(Plotting code records)
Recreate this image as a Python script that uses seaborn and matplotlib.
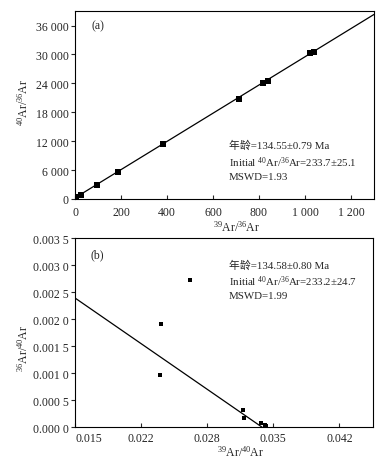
import matplotlib
matplotlib.use('Agg')
import matplotlib.pyplot as plt
import numpy as np
import pandas as pd
import seaborn as sns

# normal isochron (a)
iso_x = [5, 24, 96, 186, 382, 711, 817, 838, 1022, 1041]
iso_y = [380, 900, 2950, 5700, 11380, 20850, 24100, 24520, 30230, 30520]
iso_intercept = 233.7
iso_slope = 29.28

# inverse isochron (b)
inv_x = [0.02667, 0.02373, 0.02363, 0.03202, 0.03212, 0.03385, 0.03422, 0.03432]
inv_y = [0.00272, 0.00192, 0.00097, 0.000326, 0.000172, 0.000074, 0.000043, 0.000025]
inv_intercept = 1 / 233.2
inv_slope = -0.1262

a_xticks = [0, 200, 400, 600, 800, 1000, 1200]
a_xlabels = ['0', '200', '400', '600', '800', '1 000', '1 200']
a_yticks = [0, 6000, 12000, 18000, 24000, 30000, 36000]
a_ylabels = ['0', '6 000', '12 000', '18 000', '24 000', '30 000', '36 000']
b_xticks = [0.015, 0.0217, 0.0284, 0.0351, 0.0418]
b_xlabels = ['0.015', '0.022', '0.028', '0.035', '0.042']
b_yticks = [0, 0.0005, 0.001, 0.0015, 0.002, 0.0025, 0.003, 0.0035]
b_ylabels = ['0.000 0', '0.000 5', '0.001 0', '0.001 5', '0.002 0', '0.002 5', '0.003 0', '0.003 5']

a_text = ['年龄=134.55±0.79 Ma', 'Initial $^{40}$Ar/$^{36}$Ar=233.7±25.1', 'MSWD=1.93']
b_text = ['年龄=134.58±0.80 Ma', 'Initial $^{40}$Ar/$^{36}$Ar=233.2±24.7', 'MSWD=1.99']

sns.set_theme(style='ticks')
plt.rcParams['font.family'] = ['Liberation Serif', 'Noto Sans CJK SC']
plt.rcParams['mathtext.default'] = 'regular'
plt.rcParams['font.size'] = 8.5
plt.rcParams['axes.linewidth'] = 0.8
plt.rcParams['axes.edgecolor'] = 'black'

fig = plt.figure(figsize=(3.88, 4.64), dpi=100)
ax1 = fig.add_axes([0.1933, 0.569, 0.7706, 0.405])
ax2 = fig.add_axes([0.1933, 0.0769, 0.768, 0.4073])

df_a = pd.DataFrame({'x': iso_x, 'y': iso_y})
df_b = pd.DataFrame({'x': inv_x, 'y': inv_y})

# (a)
ax1.set_xlim(0, 1300)
ax1.set_ylim(0, 39000)
xa = np.array(ax1.get_xlim())
sns.lineplot(x=xa, y=iso_intercept + iso_slope * xa, ax=ax1, color='black', lw=0.9)
sns.scatterplot(data=df_a, x='x', y='y', ax=ax1, marker='s', s=16, color='black',
                edgecolor='black', linewidth=0, zorder=3)

# (b)
ax2.set_xlim(0.015, 0.0452)
ax2.set_ylim(0, 0.0035)
xb = np.array([0.015, -inv_intercept / inv_slope])
sns.lineplot(x=xb, y=inv_intercept + inv_slope * xb, ax=ax2, color='black', lw=0.9)
sns.scatterplot(data=df_b, x='x', y='y', ax=ax2, marker='s', s=9, color='black',
                edgecolor='black', linewidth=0, zorder=3)

for ax, xt, xl, yt, yl in [(ax1, a_xticks, a_xlabels, a_yticks, a_ylabels),
                           (ax2, b_xticks, b_xlabels, b_yticks, b_ylabels)]:
    ax.set_xticks(xt)
    ax.set_xticklabels(xl)
    ax.set_yticks(yt)
    ax.set_yticklabels(yl)
    ax.tick_params(axis='x', direction='in', length=3, width=0.8, labelsize=8.5)
    ax.tick_params(axis='y', direction='out', length=3, width=0.8, labelsize=8.5, pad=1.5)
    for s in ax.spines.values():
        s.set_visible(True)
        s.set_color('black')
        s.set_linewidth(0.8)

ax1.tick_params(axis='x', pad=5)
ax2.tick_params(axis='x', pad=3.5)
ax2.get_xticklabels()[0].set_ha('left')

ax1.set_xlabel('$^{39}$Ar/$^{36}$Ar', fontsize=8.5)
ax1.set_ylabel('$^{40}$Ar/$^{36}$Ar', fontsize=8.5)
ax2.set_xlabel('$^{39}$Ar/$^{40}$Ar', fontsize=8.5)
ax2.set_ylabel('$^{36}$Ar/$^{40}$Ar', fontsize=8.5)
ax1.xaxis.set_label_coords(0.542, -0.144)
ax1.xaxis.label.set_va('center')
ax1.yaxis.set_label_coords(-0.174, 0.519)
ax1.yaxis.label.set_va('center')
ax2.xaxis.set_label_coords(0.554, -0.125)
ax2.xaxis.label.set_va('center')
ax2.yaxis.set_label_coords(-0.174, 0.425)
ax2.yaxis.label.set_va('center')

ax1.text(0.056, 0.922, '(a)', transform=ax1.transAxes, ha='left', va='center', fontsize=8.5)
ax2.text(0.053, 0.918, '(b)', transform=ax2.transAxes, ha='left', va='center', fontsize=8.5)
for t, yy in zip(a_text, [0.287, 0.197, 0.117]):
    ax1.text(0.515, yy, t, transform=ax1.transAxes, ha='left', va='center', fontsize=7.8)
for t, yy in zip(b_text, [0.862, 0.778, 0.695]):
    ax2.text(0.517, yy, t, transform=ax2.transAxes, ha='left', va='center', fontsize=7.8)

fig.savefig('out.png', dpi=100)
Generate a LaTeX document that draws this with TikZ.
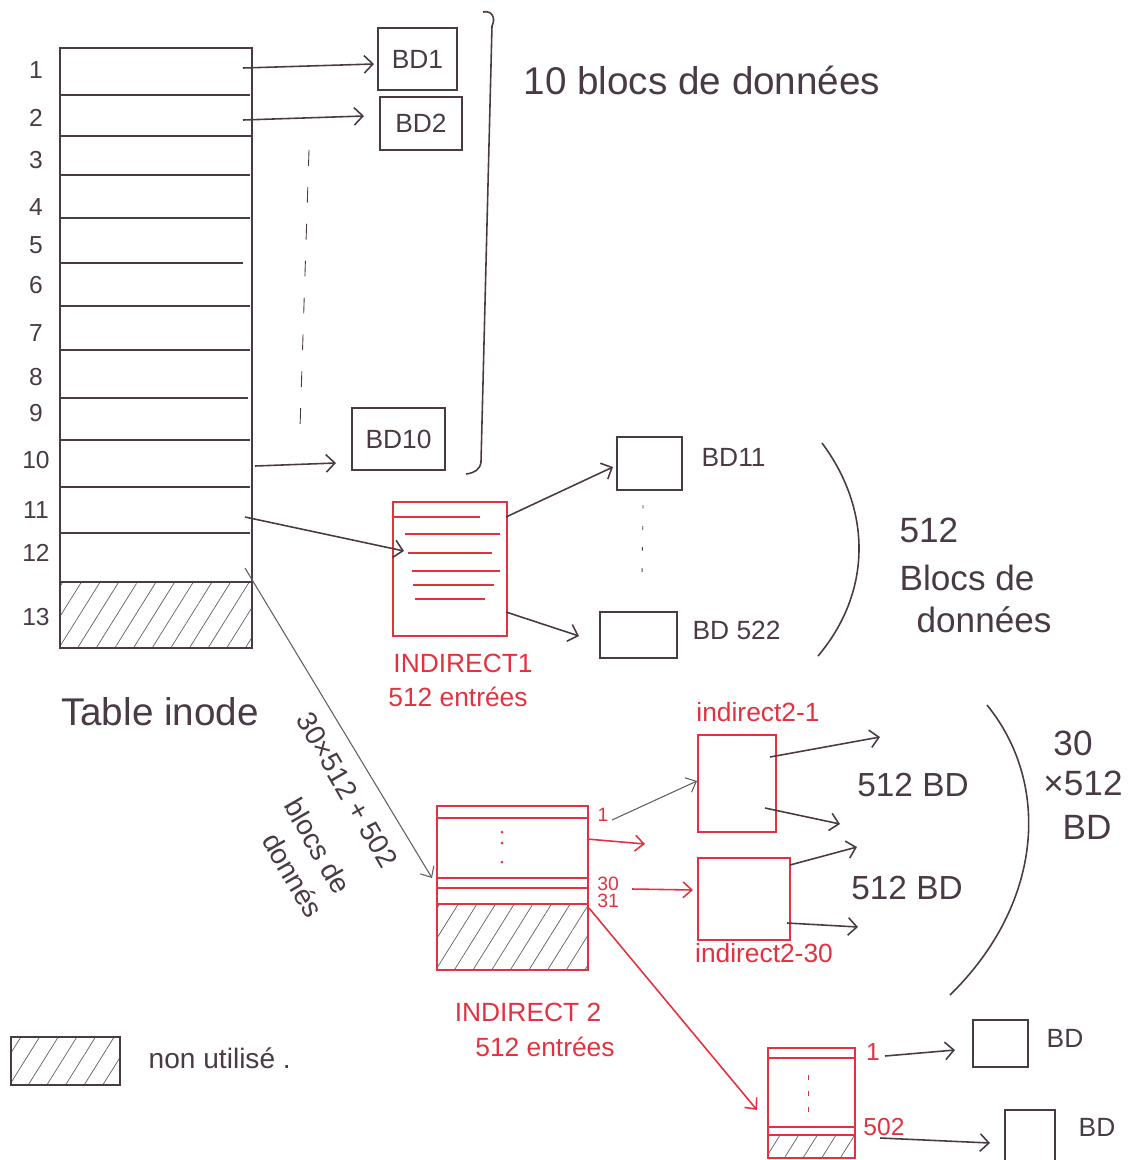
\documentclass[tikz,border=0pt]{standalone}
\usepackage{fontspec}
\setmainfont{Liberation Sans}
\usetikzlibrary{arrows.meta,fit,patterns.meta}
\definecolor{ink}{HTML}{4A3A45}
\definecolor{redink}{HTML}{E2323F}
\definecolor{pencil}{HTML}{5E5E66}
\begin{document}
\begin{tikzpicture}[x=0.02cm,y=-0.02cm,line width=0.9pt,
  box/.style={draw=ink,inner sep=0pt},
  rbox/.style={draw=redink,inner sep=0pt},
  arr/.style={draw=ink,-{Straight Barb[length=5pt,width=10pt]}},
  parr/.style={draw=pencil,line width=0.6pt,-{Straight Barb[length=5pt,width=9pt]}},
  rarr/.style={draw=redink,-{Straight Barb[length=5pt,width=9pt]}},
  hatch/.style={pattern={Lines[angle=58,distance=9pt,line width=0.4pt]},pattern color=pencil},
  rowlab/.style={text=ink,font=\fontsize{14}{16}\selectfont},
  bdlab/.style={text=ink,font=\fontsize{15}{17}\selectfont},
  biglab/.style={text=ink,font=\fontsize{20}{22}\selectfont},
  redlab/.style={text=redink,font=\fontsize{15}{17}\selectfont},
  smallred/.style={text=redink,font=\fontsize{11}{12}\selectfont},
  rottext/.style={text=ink,font=\fontsize{16}{18}\selectfont,rotate=-60,inner sep=1pt}]
\useasboundingbox (0,0) rectangle (1129,1160);

% ---------- inode table ----------
\fill[hatch] (60,582) rectangle (252,648);
\node[box,line width=1.1pt,fit={(60,48)(252,648)}] (inode) {};
\foreach \y/\e in {95/250,136/252,175/250,218/250,263/243,306/250,350/250,398/248,440/250,487/250,533/250,582/252}
  \draw[ink] (60,\y) -- (\e,\y);
\foreach \n/\y in {1/70,2/118,3/160,4/207,5/245,6/285,7/333,8/377,9/413,10/460,11/510,12/553,13/617}
  \node[rowlab] (r\n) at (36,\y) {\n};
\node[text=ink,font=\fontsize{22}{24}\selectfont] (tinode) at (160,712) {Table inode};

% ---------- direct blocks ----------
\node[box,fit={(378,28)(457,90)}] (bd1) {};
\node[bdlab] at (bd1.center) {BD1};
\node[box,fit={(380,97)(462,150)}] (bd2) {};
\node[bdlab] at (bd2.center) {BD2};
\node[box,fit={(352,408)(445,470)}] (bd10) {};
\node[bdlab] at (bd10.center) {BD10};

\coordinate (s1) at (243,68);  \coordinate (t1) at (374,64);
\coordinate (s2) at (243,120); \coordinate (t2) at (364,116);
\coordinate (s10) at (255,466); \coordinate (t10) at (336,463);
\draw[arr] (s1) -- (t1);
\draw[arr] (s2) -- (t2);
\draw[arr] (s10) -- (t10);
\coordinate (d1) at (309,150); \coordinate (d2) at (300,428);
\draw[ink,line width=0.5pt,dash pattern=on 9pt off 12pt] (d1) -- (d2);

\draw[ink] (483,12) .. controls (492,10) and (496,18) .. (492,26) -- (481,462)
  .. controls (480,470) and (474,473) .. (466,474);
\node[text=ink,font=\fontsize{22}{24}\selectfont] (ten) at (702,80) {10 blocs de données};

% ---------- indirect 1 ----------
\node[rbox,fit={(393,502)(507,636)}] (ind1) {};
\foreach \a/\b/\y in {393/480/517,405/500/534,408/492/553,412/500/571,413/494/585,415/485/599}
  \draw[redink] (\a,\y) -- (\b,\y);
\node[redlab] (ind1lab) at (463,663) {INDIRECT1};
\node[redlab] (ind1lab2) at (458,697) {512 entrées};

\coordinate (s11) at (245,517); \coordinate (t11) at (404,551);
\draw[arr] (s11) -- (t11);

\node[box,fit={(617,437)(682,490)}] (bd11) {};
\node[bdlab,anchor=west] at (695,457) {BD11};
\node[box,fit={(600,612)(677,658)}] (bd522) {};
\node[bdlab,anchor=west] at (686,630) {BD 522};
\coordinate (i1a) at (506,517); \coordinate (i1b) at (613,467);
\coordinate (i1c) at (506,612); \coordinate (i1d) at (579,636);
\draw[arr] (i1a) -- (i1b);
\draw[arr] (i1c) -- (i1d);
\coordinate (e1) at (643,505); \coordinate (e2) at (642,580);
\draw[ink,line width=0.5pt,dash pattern=on 2pt off 10pt] (e1) -- (e2);

\draw[ink] (822,443) .. controls (872,510) and (872,592) .. (818,656);
\node[biglab,anchor=west] (n512) at (893,530) {512};
\node[biglab,anchor=west] (nblocs) at (893,578) {Blocs de};
\node[biglab,anchor=west] (ndon) at (910,620) {données};

% ---------- indirect 2 ----------
\fill[hatch] (437,905) rectangle (588,970);
\node[rbox,fit={(437,806)(588,970)}] (ind2) {};
\foreach \y in {818,878,888,904}
  \draw[redink] (437,\y) -- (588,\y);
\foreach \y in {832,843,862}
  \fill[redink] (502,\y) circle (1.5);
\node[smallred] (l1) at (603,815) {1};
\node[smallred] (l30) at (608,884) {30};
\node[smallred] (l31) at (608,901) {31};
\node[redlab] (ind2lab) at (528,1012) {INDIRECT 2};
\node[redlab] (ind2lab2) at (545,1047) {512 entrées};

\coordinate (s12) at (245,568); \coordinate (t12) at (432,878);
\draw[parr] (s12) -- (t12);
\node[rottext] (rot1) at (347,790) {30×512 + 502};
\node[rottext] (rot2) at (318,846) {blocs de};
\node[rottext] (rot3) at (293,875) {donnés};

\node[rbox,fit={(698,735)(776,832)}] (i21) {};
\node[rbox,fit={(698,858)(790,940)}] (i230) {};
\node[redlab] (i21lab) at (758,712) {indirect2-1};
\node[redlab] (i230lab) at (764,953) {indirect2-30};

\coordinate (a1) at (612,820); \coordinate (a2) at (697,781);
\draw[parr] (a1) -- (a2);
\coordinate (a3) at (587,839); \coordinate (a4) at (645,844);
\draw[rarr] (a3) -- (a4);
\coordinate (a5) at (632,889); \coordinate (a6) at (693,890);
\draw[rarr] (a5) -- (a6);

\coordinate (b1) at (770,757); \coordinate (b2) at (880,737);
\coordinate (b3) at (765,808); \coordinate (b4) at (840,824);
\coordinate (b5) at (790,865); \coordinate (b6) at (857,847);
\coordinate (b7) at (787,923); \coordinate (b8) at (858,927);
\draw[arr] (b1) -- (b2);
\draw[arr] (b3) -- (b4);
\draw[arr] (b5) -- (b6);
\draw[arr] (b7) -- (b8);
\node[text=ink,font=\fontsize{19}{21}\selectfont] (bd512a) at (913,785) {512 BD};
\node[text=ink,font=\fontsize{19}{21}\selectfont] (bd512b) at (907,888) {512 BD};

\draw[ink] (987,705) .. controls (1052,785) and (1042,905) .. (950,995);
\node[biglab] (m30) at (1073,743) {30};
\node[biglab] (m512) at (1083,783) {×512};
\node[biglab] (mbd) at (1087,827) {BD};

% ---------- double indirect, second level ----------
\fill[hatch] (768,1135) rectangle (855,1158);
\node[rbox,fit={(768,1048)(855,1158)}] (ind3) {};
\foreach \y in {1058,1127,1135}
  \draw[redink] (768,\y) -- (855,\y);
\coordinate (c1) at (808,1075); \coordinate (c2) at (808,1115);
\draw[redink,line width=0.5pt,dash pattern=on 3pt off 6pt] (c1) -- (c2);
\node[smallred,font=\fontsize{14}{16}\selectfont] (k1) at (873,1052) {1};
\node[smallred,font=\fontsize{14}{16}\selectfont] (k502) at (884,1127) {502};

\coordinate (r1) at (589,908); \coordinate (r2) at (757,1110);
\draw[rarr] (r1) -- (r2);

\node[box,fit={(973,1020)(1028,1067)}] (bdx) {};
\node[bdlab] at (1065,1038) {BD};
\node[box,fit={(1005,1110)(1055,1165)}] (bdy) {};
\node[bdlab] at (1097,1127) {BD};
\coordinate (k1a) at (885,1056); \coordinate (k1b) at (955,1050);
\coordinate (k2a) at (880,1138); \coordinate (k2b) at (990,1143);
\draw[arr] (k1a) -- (k1b);
\draw[arr] (k2a) -- (k2b);

% ---------- legend ----------
\node[box,hatch,fit={(11,1037)(120,1085)}] (leg) {};
\node[text=ink,font=\fontsize{16}{18}\selectfont,anchor=west] (legt) at (142,1058) {non utilisé .};
\end{tikzpicture}
\end{document}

• _Short problem_:
Without the pictures, repeat the entries above line by line, from the first through the one that contains "import seaborn as sns", both ends included.

• _Solution to the problem_:
Recreate this image as a Python script that uses seaborn and matplotlib.
import matplotlib
matplotlib.use('Agg')
import matplotlib.pyplot as plt
import numpy as np
import pandas as pd
import seaborn as sns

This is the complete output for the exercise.